Attribute | Syntax | Domain | Description |
---|---|---|---|
Probability | prob=# |
ℙ |
Probability of the BAS. This is either a discrete probability (0 or 1 for true or false) |
Min cost | min_cost=# |
ℕ_{∞} | Minimum amount of cost required of the attacker to perform an attack of this type. |
min time (sequential) | min_ts=# |
ℕ_{∞} | Minimum amount of time required to perform this BAS, which can only be performed sequentially with other steps. |
min time (parallel) | min_tp=# |
ℕ_{∞} | Minimum amount of time required to perform this BAS, which can be performed in parallel with other steps. |
min skill | min_skill=# |
ℕ_{∞} | Minimum skill level that an attacker must have to be able to perform this attack. |
max challenge | max_challenge=# |
ℕ_{∞} | Maximum challenge level for an attacker to execute the BAS. |
max damage | max_damage=# |
ℕ_{∞} | Maximum amount of damage experienced by this attack being performed. |
Example
An example can be seen below (the HECS-1-1 FT from FFORT), with the graphical representation on the left and the Galileo description on the right.

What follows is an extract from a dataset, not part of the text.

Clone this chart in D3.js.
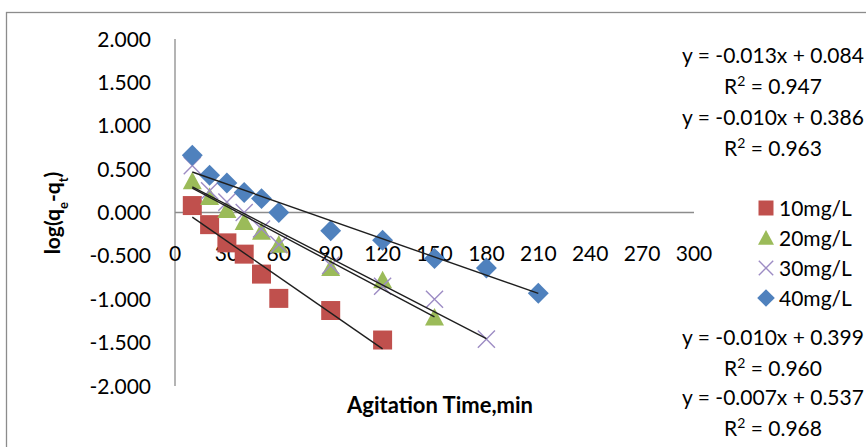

toplevel "System"; "System" or "Processor" "Memory" "Bus" "Interface"; "Processor" and "PG1" "PG2"; "PG1" wsp "P1" "Ps"; "PG2" wsp "P2" "Ps"; "Memory" 3of5 "M1" "M2" "M3" "M4" "M5"; "Bus" and "B1" "B2"; "Interface" or "Hw" "SW"; "P1" lambda=1.0e-4; "P2" lambda=1.0e-4; "Ps" lambda=1.0e-4 dorm=0.4; "M1" lambda=6.0e-5; "M2" lambda=6.0e-5; "M3" lambda=6.0e-5; "M4" lambda=6.0e-5; "M5" lambda=6.0e-5; "B1" lambda=1.0e-6; "B2" lambda=1.0e-6; "HW" lambda=5.0e-5; "SW" lambda=6.0e-5; |
Failure time distributions
The failure times of basic events can be governed by several probability distributions. We currently support discrete probabilities, exponential distributions, and Erlang distributions, as well as combinations of the discrete distribution with the others.
A discrete distribution is governed by a single failure probability p. If the event fails, it is failed for the entire time being analysed (i.e., it's failure time is 0, and it cannot be repaired).
An exponential distribution is governed by a failure rate λ, specifying that the probability of the basic event failing before time T follows the equation P(T ≤ t) = 1-e^{-λt}.
An Erlang distribution is governed by a number of phases N and a failure rate λ, specifying that failure of the event occurs after N successive exponential distributions have expired, each with rate λ.
A combined distribution is formed when both a failure probability p and time distribution D are specified. In this case, with probability 1-p, the BE never fails. With probability p, the BE fails at times as specified by the distribution D.